Вскоре после этого я со своим другом поэтом села на пароход, идущий во Флориду, и мы высадились на Пам-Бич. Отсюда я послала телеграмму Лоэнгрину, который присоединился к нам в Брекерс-отеле.
Самые ужасные дни великого горя наступают не в начале его, когда потрясение скорби повергает человека в состояние экзальтации, которая почти убивает всякую боль, но много времени спустя, когда о человеке говорят: «О, он уже успокоился!» или «Он уже все пережил!», — когда за веселым обедом он чувствует, как скорбь ледяной рукой сжимает сердце и жаркие клещи стискивают ему горло, лед и огонь, ад и отчаяние овладевают всем, и, подымая бокал с шампанским, он силится утопить свои невзгоды в забвении, сбыточном или несбыточном.
Именно этого состояния я сейчас достигла. Все мои друзья говорили: «Она обо всем забыла, она все пережила!» — меж тем как вид каждого ребенка, невзначай зашедшего в мою комнату, зовущего свою мать, наносил смертельный удар моему сердцу, пронизывал все существо такой тоской, что мозг мог лишь взывать к Лете, к забвению, каково бы оно ни было. И во мне восставала душа артиста и возглашала: «Я хочу любить, любить и порождать радость!» Каким это было адом!

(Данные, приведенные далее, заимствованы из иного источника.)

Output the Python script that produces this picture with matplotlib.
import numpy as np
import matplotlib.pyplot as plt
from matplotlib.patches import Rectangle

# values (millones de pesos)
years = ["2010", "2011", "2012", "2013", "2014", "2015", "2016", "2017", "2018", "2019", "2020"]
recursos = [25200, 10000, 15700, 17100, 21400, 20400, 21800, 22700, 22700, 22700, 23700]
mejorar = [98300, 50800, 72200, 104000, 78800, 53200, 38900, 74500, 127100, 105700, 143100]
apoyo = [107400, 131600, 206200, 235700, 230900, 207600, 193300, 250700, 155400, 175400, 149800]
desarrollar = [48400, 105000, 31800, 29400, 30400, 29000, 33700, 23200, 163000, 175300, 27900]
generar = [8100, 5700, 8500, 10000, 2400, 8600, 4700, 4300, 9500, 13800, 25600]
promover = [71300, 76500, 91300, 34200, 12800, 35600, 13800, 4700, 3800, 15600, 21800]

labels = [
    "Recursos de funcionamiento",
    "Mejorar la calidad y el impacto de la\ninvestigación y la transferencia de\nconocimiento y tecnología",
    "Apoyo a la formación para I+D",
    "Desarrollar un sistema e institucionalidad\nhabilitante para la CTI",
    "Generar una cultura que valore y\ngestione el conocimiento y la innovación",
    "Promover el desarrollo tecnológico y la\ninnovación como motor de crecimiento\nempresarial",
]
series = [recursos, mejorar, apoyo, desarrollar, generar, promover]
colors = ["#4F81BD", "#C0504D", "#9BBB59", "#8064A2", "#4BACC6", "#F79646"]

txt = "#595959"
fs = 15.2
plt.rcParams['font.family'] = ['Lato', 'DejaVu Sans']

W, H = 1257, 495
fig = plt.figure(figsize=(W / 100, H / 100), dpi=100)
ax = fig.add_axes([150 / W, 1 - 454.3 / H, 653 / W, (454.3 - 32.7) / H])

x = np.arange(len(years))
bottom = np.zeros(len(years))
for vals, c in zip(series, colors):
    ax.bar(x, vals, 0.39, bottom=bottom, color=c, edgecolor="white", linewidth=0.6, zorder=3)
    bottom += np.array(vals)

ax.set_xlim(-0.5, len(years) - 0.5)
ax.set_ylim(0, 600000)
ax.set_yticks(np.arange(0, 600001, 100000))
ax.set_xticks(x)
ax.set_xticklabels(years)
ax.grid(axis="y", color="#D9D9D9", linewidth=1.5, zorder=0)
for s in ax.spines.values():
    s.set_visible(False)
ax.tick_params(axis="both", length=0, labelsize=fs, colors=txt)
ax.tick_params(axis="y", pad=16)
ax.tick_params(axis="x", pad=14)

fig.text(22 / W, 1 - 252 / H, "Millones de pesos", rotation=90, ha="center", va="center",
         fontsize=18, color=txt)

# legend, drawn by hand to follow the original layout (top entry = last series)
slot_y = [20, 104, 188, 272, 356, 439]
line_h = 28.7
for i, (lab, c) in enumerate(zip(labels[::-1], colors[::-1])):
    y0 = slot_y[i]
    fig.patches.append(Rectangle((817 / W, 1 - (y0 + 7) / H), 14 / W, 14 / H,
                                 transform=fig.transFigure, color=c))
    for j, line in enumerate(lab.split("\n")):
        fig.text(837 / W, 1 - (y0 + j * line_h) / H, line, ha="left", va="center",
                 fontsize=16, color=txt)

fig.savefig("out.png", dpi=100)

Лоэнгрин привез с собой на Пам-Бич американского поэта Перси Мак-Кея. Однажды, когда мы все сидели на веранде. Лоэнгрин составил план будущей школы, согласно моим идеям, и сообщил, что успел купить Медисон-Сквер-Гарден в качестве подходящего участка для театра.

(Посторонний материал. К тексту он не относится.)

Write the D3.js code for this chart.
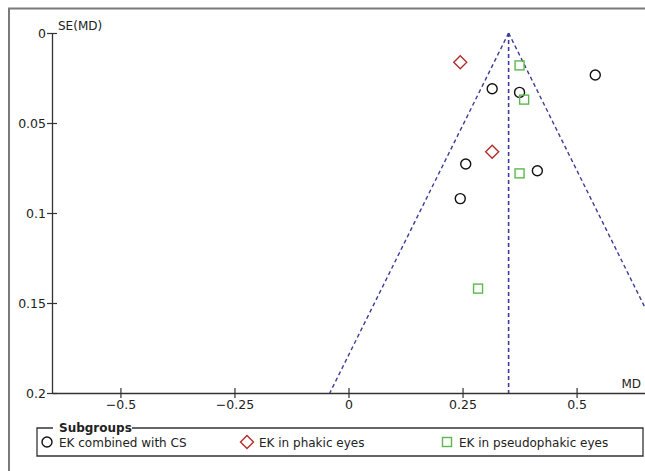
<!DOCTYPE html>
<html><head><meta charset="utf-8">
<script src="https://cdn.jsdelivr.net/npm/d3@7"></script>
<style>
html,body{margin:0;padding:0;background:#fff;}
svg text{font-family:"DejaVu Sans","Lucida Grande",sans-serif;fill:#222;}
</style></head><body>
<svg id="chart" width="645" height="471"></svg>
<script>
// Data
const pooledMD = 0.351;
const csMD = [0.541, 0.315, 0.375, 0.257, 0.414, 0.245];
const csSE = [0.0233, 0.031, 0.033, 0.0728, 0.0765, 0.092];
const phakicMD = [0.245, 0.315];
const phakicSE = [0.0163, 0.066];
const pseudoMD = [0.375, 0.385, 0.375, 0.284];
const pseudoSE = [0.018, 0.037, 0.078, 0.142];
const xTicks = [-0.5, -0.25, 0, 0.25, 0.5];
const yTicks = [0, 0.05, 0.1, 0.15, 0.2];
const subgroupNames = ["EK combined with CS", "EK in phakic eyes", "EK in pseudophakic eyes"];

const svg = d3.select("#chart");
const x = d3.scaleLinear().domain([-0.65, 0.65]).range([52, 645]);
const y = d3.scaleLinear().domain([0, 0.2]).range([33, 393]);

// outer frame (left + top)
svg.append("path").attr("d", "M9,471 V8.5 H645").attr("fill", "none")
  .attr("stroke", "#7a7a7a").attr("stroke-width", 2);

// clip for funnel
svg.append("clipPath").attr("id", "plotclip").append("rect")
  .attr("x", 52).attr("y", 20).attr("width", 593).attr("height", 373);

const fun = svg.append("g").attr("clip-path", "url(#plotclip)");
const funColor = "#3b3b99";
const seMax = 0.2;
fun.append("line")
  .attr("x1", x(pooledMD)).attr("y1", y(0)).attr("x2", x(pooledMD)).attr("y2", y(seMax))
  .attr("stroke", funColor).attr("stroke-width", 1.6).attr("stroke-dasharray", "4,3");
[-1, 1].forEach(s => {
  fun.append("line")
    .attr("x1", x(pooledMD)).attr("y1", y(0))
    .attr("x2", x(pooledMD + s * 1.96 * seMax)).attr("y2", y(seMax))
    .attr("stroke", funColor).attr("stroke-width", 1.4).attr("stroke-dasharray", "4,3");
});

// axes
const axisColor = "#333";
const yAxis = d3.axisLeft(y).tickValues(yTicks).tickFormat(d => d === 0 ? "0" : String(d))
  .tickSizeOuter(0).tickSizeInner(5).tickPadding(3);
const gy = svg.append("g").attr("transform", "translate(52,0)").call(yAxis);
gy.select(".domain").attr("stroke", axisColor).attr("stroke-width", 1.3);
gy.selectAll(".tick line").attr("x1", -5).attr("x2", 5).attr("stroke", axisColor).attr("stroke-width", 1.2);
gy.selectAll(".tick text").attr("font-size", 12.5).attr("fill", "#222").attr("x", -6);

const xAxis = d3.axisBottom(x).tickValues(xTicks)
  .tickFormat(d => d === 0 ? "0" : (d < 0 ? "\u2212" + Math.abs(d) : String(d)))
  .tickSizeOuter(0).tickSizeInner(5).tickPadding(4);
const gx = svg.append("g").attr("transform", "translate(0,393)").call(xAxis);
gx.select(".domain").attr("stroke", axisColor).attr("stroke-width", 1.3);
gx.selectAll(".tick line").attr("y1", -5).attr("y2", 5).attr("stroke", axisColor).attr("stroke-width", 1.2);
gx.selectAll(".tick text").attr("font-size", 12.5).attr("fill", "#222").attr("y", 7);

svg.append("text").attr("x", 58).attr("y", 30).attr("font-size", 12).text("SE(MD)");
svg.append("text").attr("x", 641).attr("y", 388).attr("text-anchor", "end").attr("font-size", 12).text("MD");

// markers
const circleColor = "#111", diamondColor = "#b52a2a", squareColor = "#5cb84e";
function drawCircle(g, cx, cy) {
  g.append("circle").attr("cx", cx).attr("cy", cy).attr("r", 5)
    .attr("fill", "none").attr("stroke", circleColor).attr("stroke-width", 1.4);
}
function drawDiamond(g, cx, cy) {
  g.append("path").attr("d", `M${cx},${cy-6.5} L${cx+6.5},${cy} L${cx},${cy+6.5} L${cx-6.5},${cy} Z`)
    .attr("fill", "none").attr("stroke", diamondColor).attr("stroke-width", 1.4);
}
function drawSquare(g, cx, cy) {
  g.append("rect").attr("x", cx - 4.5).attr("y", cy - 4.5).attr("width", 9).attr("height", 9)
    .attr("fill", "none").attr("stroke", squareColor).attr("stroke-width", 1.4);
}
const pts = svg.append("g");
csMD.forEach((m, i) => drawCircle(pts, x(m), y(csSE[i])));
phakicMD.forEach((m, i) => drawDiamond(pts, x(m), y(phakicSE[i])));
pseudoMD.forEach((m, i) => drawSquare(pts, x(m), y(pseudoSE[i])));

// legend
const lg = svg.append("g");
const lTop = 428, lBot = 456, lLeft = 37, lRight = 643;
lg.append("path").attr("d", `M53,${lTop} H${lLeft} V${lBot} H${lRight} V${lTop} H132`)
  .attr("fill", "none").attr("stroke", "#333").attr("stroke-width", 1.3);
lg.append("text").attr("x", 59).attr("y", lTop + 4).attr("font-size", 12).attr("font-weight", "bold").text("Subgroups");
const ly = 442;
drawCircle(lg, 47, ly);
lg.append("text").attr("x", 59).attr("y", ly + 4.5).attr("font-size", 12).text(subgroupNames[0]);
drawDiamond(lg, 247, ly);
lg.append("text").attr("x", 259).attr("y", ly + 4.5).attr("font-size", 12).text(subgroupNames[1]);
drawSquare(lg, 447, ly);
lg.append("text").attr("x", 459).attr("y", ly + 4.5).attr("font-size", 12).text(subgroupNames[2]);
</script>
</body></html>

Несмотря на мой энтузиазм перед всем планом в целом, я не была склонна приступать в разгар войны к такому обширному проекту. Мой отказ привел Лоэнгрина в такое раздражение, что с той же порывистостью, с какой он покупал Гарден, он отказался от его покупки по нашем возвращении в Нью-Йорк.
Глава тридцатая
В начале 1917 года я выступила в «Метрополитенопера». В те дни я верила, как и многие другие, что надежды всего мира на свободу, возрождение и цивилизацию зависят от победы союзников в войне. Поэтому каждый концерт я заканчивала исполнением «Марсельезы», в течение которой все зрители стояли.
Тот день, когда пришла весть о революции в России, наполнил всех любителей свободы надеждой и радостью, и вечером я протанцевала «Марсельезу» в подлинно революционном настроении духа, а вслед за ней свою интерпретацию «Славянского марша».
Ту часть, когда в нем раздается царский гимн, я представила в виде угнетенного крепостного под ударами бича.
Эта антитеза и диссонанс танца с музыкой вызвали бурю среди зрителей.
Странно, что в течение всей моей артистической деятельности эти движения отчаяния и восстания привлекали меня сильнее всего. В своей красной тунике я постоянно танцевала революцию и призыв угнетенных к оружию.
В ночь русской революции я танцевала с дикой, неистовой радостью. Сердце мое рвалось в груди за тех, кто сейчас дождался освобождения, а раньше подвергался страданиям и пыткам и умирал за дело человечества. Неудивительно, что Лоэнгрин, наблюдая меня из вечера в вечер из своей ложи, должен был под конец несколько встревожиться и задать себе вопрос, не станет ли покровительствуемая им школа милосердия и красоты грозной опасностью, которая приведет и его, и его миллионы к уничтожению. Но импульсы моего искусства были непреодолимы, и я не могла бы сдержать их даже ради человека, которого люблю.